Data block:

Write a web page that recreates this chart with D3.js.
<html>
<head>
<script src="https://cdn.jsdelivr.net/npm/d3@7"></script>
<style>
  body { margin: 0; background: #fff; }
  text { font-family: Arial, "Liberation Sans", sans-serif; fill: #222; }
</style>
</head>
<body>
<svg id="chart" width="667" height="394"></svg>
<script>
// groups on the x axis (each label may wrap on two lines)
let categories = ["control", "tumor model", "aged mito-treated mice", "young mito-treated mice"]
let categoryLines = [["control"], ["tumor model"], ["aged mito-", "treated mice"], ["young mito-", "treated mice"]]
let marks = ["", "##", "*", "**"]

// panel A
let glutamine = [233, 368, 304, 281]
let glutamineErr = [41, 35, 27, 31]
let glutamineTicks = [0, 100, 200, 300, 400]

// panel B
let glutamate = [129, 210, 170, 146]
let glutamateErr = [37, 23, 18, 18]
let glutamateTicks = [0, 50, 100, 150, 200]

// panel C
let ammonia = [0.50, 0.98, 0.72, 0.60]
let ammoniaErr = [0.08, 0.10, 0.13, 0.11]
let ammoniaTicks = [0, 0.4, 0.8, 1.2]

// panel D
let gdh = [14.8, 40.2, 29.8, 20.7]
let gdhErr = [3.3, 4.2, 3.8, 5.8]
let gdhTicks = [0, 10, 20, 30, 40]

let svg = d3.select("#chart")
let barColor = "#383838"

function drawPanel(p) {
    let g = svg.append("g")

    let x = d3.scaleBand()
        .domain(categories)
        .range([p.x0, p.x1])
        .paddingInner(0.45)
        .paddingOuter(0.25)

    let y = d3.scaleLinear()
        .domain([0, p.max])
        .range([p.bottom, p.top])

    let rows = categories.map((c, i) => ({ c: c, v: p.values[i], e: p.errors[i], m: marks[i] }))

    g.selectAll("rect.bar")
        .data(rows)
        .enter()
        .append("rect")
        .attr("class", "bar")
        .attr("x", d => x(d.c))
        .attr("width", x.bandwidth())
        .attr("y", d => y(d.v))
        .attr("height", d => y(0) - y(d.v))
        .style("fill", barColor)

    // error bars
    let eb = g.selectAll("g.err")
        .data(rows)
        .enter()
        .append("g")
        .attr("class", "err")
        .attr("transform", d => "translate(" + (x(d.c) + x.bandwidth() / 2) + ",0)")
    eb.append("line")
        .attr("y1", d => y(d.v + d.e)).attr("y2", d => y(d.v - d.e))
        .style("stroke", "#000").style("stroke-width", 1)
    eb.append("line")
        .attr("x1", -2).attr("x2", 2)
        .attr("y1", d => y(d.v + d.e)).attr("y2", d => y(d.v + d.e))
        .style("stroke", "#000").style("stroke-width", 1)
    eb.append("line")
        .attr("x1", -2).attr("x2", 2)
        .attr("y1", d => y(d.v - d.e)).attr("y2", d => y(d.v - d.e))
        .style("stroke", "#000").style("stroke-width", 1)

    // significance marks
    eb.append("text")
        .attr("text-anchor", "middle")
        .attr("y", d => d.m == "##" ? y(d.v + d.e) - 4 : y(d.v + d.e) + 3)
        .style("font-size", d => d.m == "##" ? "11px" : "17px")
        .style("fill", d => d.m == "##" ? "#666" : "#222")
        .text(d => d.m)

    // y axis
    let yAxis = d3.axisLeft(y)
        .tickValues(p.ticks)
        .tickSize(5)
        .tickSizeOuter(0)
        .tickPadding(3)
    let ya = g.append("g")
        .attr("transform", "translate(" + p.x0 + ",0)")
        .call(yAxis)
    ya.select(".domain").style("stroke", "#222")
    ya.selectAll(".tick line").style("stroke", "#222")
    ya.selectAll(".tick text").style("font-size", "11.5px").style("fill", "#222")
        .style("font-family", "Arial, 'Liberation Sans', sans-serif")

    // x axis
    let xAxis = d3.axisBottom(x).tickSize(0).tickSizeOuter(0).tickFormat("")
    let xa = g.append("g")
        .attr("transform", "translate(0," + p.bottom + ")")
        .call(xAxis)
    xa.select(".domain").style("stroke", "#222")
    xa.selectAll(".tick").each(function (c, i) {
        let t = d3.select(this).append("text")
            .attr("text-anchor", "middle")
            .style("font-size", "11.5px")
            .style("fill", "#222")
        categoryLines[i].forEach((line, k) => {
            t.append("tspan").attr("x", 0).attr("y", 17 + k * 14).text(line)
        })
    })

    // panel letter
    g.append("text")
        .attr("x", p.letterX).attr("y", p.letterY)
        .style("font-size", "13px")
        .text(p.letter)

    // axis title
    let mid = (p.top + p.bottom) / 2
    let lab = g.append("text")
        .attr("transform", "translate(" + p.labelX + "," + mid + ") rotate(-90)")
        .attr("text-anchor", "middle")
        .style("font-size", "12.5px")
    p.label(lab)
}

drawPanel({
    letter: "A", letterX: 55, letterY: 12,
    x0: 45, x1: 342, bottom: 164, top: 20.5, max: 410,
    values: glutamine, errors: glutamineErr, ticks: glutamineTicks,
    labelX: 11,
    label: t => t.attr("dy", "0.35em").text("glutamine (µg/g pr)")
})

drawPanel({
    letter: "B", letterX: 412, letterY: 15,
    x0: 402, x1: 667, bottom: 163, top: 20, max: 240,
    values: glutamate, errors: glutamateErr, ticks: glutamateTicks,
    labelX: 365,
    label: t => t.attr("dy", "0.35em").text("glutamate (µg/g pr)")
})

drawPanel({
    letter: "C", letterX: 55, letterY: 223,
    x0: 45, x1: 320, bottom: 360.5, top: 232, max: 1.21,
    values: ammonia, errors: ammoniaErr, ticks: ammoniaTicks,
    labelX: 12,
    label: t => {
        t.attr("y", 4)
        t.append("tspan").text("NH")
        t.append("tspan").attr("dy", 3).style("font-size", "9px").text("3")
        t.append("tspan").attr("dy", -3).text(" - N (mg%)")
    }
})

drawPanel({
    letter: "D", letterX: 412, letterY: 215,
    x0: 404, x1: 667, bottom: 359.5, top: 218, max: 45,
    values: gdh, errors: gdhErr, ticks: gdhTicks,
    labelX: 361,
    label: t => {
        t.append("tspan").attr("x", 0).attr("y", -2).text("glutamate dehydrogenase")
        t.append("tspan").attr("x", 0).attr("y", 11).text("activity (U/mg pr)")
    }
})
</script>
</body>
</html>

Problem details:
Output the complete data exactly as written.

Result of this task:
Write a web page that recreates this chart with D3.js.
<html>
<head>
<script src="https://cdn.jsdelivr.net/npm/d3@7"></script>
<style>
  body { margin: 0; background: #fff; }
  text { font-family: Arial, "Liberation Sans", sans-serif; fill: #222; }
</style>
</head>
<body>
<svg id="chart" width="667" height="394"></svg>
<script>
// groups on the x axis (each label may wrap on two lines)
let categories = ["control", "tumor model", "aged mito-treated mice", "young mito-treated mice"]
let categoryLines = [["control"], ["tumor model"], ["aged mito-", "treated mice"], ["young mito-", "treated mice"]]
let marks = ["", "##", "*", "**"]

// panel A
let glutamine = [233, 368, 304, 281]
let glutamineErr = [41, 35, 27, 31]
let glutamineTicks = [0, 100, 200, 300, 400]

// panel B
let glutamate = [129, 210, 170, 146]
let glutamateErr = [37, 23, 18, 18]
let glutamateTicks = [0, 50, 100, 150, 200]

// panel C
let ammonia = [0.50, 0.98, 0.72, 0.60]
let ammoniaErr = [0.08, 0.10, 0.13, 0.11]
let ammoniaTicks = [0, 0.4, 0.8, 1.2]

// panel D
let gdh = [14.8, 40.2, 29.8, 20.7]
let gdhErr = [3.3, 4.2, 3.8, 5.8]
let gdhTicks = [0, 10, 20, 30, 40]

let svg = d3.select("#chart")
let barColor = "#383838"

function drawPanel(p) {
    let g = svg.append("g")

    let x = d3.scaleBand()
        .domain(categories)
        .range([p.x0, p.x1])
        .paddingInner(0.45)
        .paddingOuter(0.25)

    let y = d3.scaleLinear()
        .domain([0, p.max])
        .range([p.bottom, p.top])

    let rows = categories.map((c, i) => ({ c: c, v: p.values[i], e: p.errors[i], m: marks[i] }))

    g.selectAll("rect.bar")
        .data(rows)
        .enter()
        .append("rect")
        .attr("class", "bar")
        .attr("x", d => x(d.c))
        .attr("width", x.bandwidth())
        .attr("y", d => y(d.v))
        .attr("height", d => y(0) - y(d.v))
        .style("fill", barColor)

    // error bars
    let eb = g.selectAll("g.err")
        .data(rows)
        .enter()
        .append("g")
        .attr("class", "err")
        .attr("transform", d => "translate(" + (x(d.c) + x.bandwidth() / 2) + ",0)")
    eb.append("line")
        .attr("y1", d => y(d.v + d.e)).attr("y2", d => y(d.v - d.e))
        .style("stroke", "#000").style("stroke-width", 1)
    eb.append("line")
        .attr("x1", -2).attr("x2", 2)
        .attr("y1", d => y(d.v + d.e)).attr("y2", d => y(d.v + d.e))
        .style("stroke", "#000").style("stroke-width", 1)
    eb.append("line")
        .attr("x1", -2).attr("x2", 2)
        .attr("y1", d => y(d.v - d.e)).attr("y2", d => y(d.v - d.e))
        .style("stroke", "#000").style("stroke-width", 1)

    // significance marks
    eb.append("text")
        .attr("text-anchor", "middle")
        .attr("y", d => d.m == "##" ? y(d.v + d.e) - 4 : y(d.v + d.e) + 3)
        .style("font-size", d => d.m == "##" ? "11px" : "17px")
        .style("fill", d => d.m == "##" ? "#666" : "#222")
        .text(d => d.m)

    // y axis
    let yAxis = d3.axisLeft(y)
        .tickValues(p.ticks)
        .tickSize(5)
        .tickSizeOuter(0)
        .tickPadding(3)
    let ya = g.append("g")
        .attr("transform", "translate(" + p.x0 + ",0)")
        .call(yAxis)
    ya.select(".domain").style("stroke", "#222")
    ya.selectAll(".tick line").style("stroke", "#222")
    ya.selectAll(".tick text").style("font-size", "11.5px").style("fill", "#222")
        .style("font-family", "Arial, 'Liberation Sans', sans-serif")

    // x axis
    let xAxis = d3.axisBottom(x).tickSize(0).tickSizeOuter(0).tickFormat("")
    let xa = g.append("g")
        .attr("transform", "translate(0," + p.bottom + ")")
        .call(xAxis)
    xa.select(".domain").style("stroke", "#222")
    xa.selectAll(".tick").each(function (c, i) {
        let t = d3.select(this).append("text")
            .attr("text-anchor", "middle")
            .style("font-size", "11.5px")
            .style("fill", "#222")
        categoryLines[i].forEach((line, k) => {
            t.append("tspan").attr("x", 0).attr("y", 17 + k * 14).text(line)
        })
    })

    // panel letter
    g.append("text")
        .attr("x", p.letterX).attr("y", p.letterY)
        .style("font-size", "13px")
        .text(p.letter)

    // axis title
    let mid = (p.top + p.bottom) / 2
    let lab = g.append("text")
        .attr("transform", "translate(" + p.labelX + "," + mid + ") rotate(-90)")
        .attr("text-anchor", "middle")
        .style("font-size", "12.5px")
    p.label(lab)
}

drawPanel({
    letter: "A", letterX: 55, letterY: 12,
    x0: 45, x1: 342, bottom: 164, top: 20.5, max: 410,
    values: glutamine, errors: glutamineErr, ticks: glutamineTicks,
    labelX: 11,
    label: t => t.attr("dy", "0.35em").text("glutamine (µg/g pr)")
})

drawPanel({
    letter: "B", letterX: 412, letterY: 15,
    x0: 402, x1: 667, bottom: 163, top: 20, max: 240,
    values: glutamate, errors: glutamateErr, ticks: glutamateTicks,
    labelX: 365,
    label: t => t.attr("dy", "0.35em").text("glutamate (µg/g pr)")
})

drawPanel({
    letter: "C", letterX: 55, letterY: 223,
    x0: 45, x1: 320, bottom: 360.5, top: 232, max: 1.21,
    values: ammonia, errors: ammoniaErr, ticks: ammoniaTicks,
    labelX: 12,
    label: t => {
        t.attr("y", 4)
        t.append("tspan").text("NH")
        t.append("tspan").attr("dy", 3).style("font-size", "9px").text("3")
        t.append("tspan").attr("dy", -3).text(" - N (mg%)")
    }
})

drawPanel({
    letter: "D", letterX: 412, letterY: 215,
    x0: 404, x1: 667, bottom: 359.5, top: 218, max: 45,
    values: gdh, errors: gdhErr, ticks: gdhTicks,
    labelX: 361,
    label: t => {
        t.append("tspan").attr("x", 0).attr("y", -2).text("glutamate dehydrogenase")
        t.append("tspan").attr("x", 0).attr("y", 11).text("activity (U/mg pr)")
    }
})
</script>
</body>
</html>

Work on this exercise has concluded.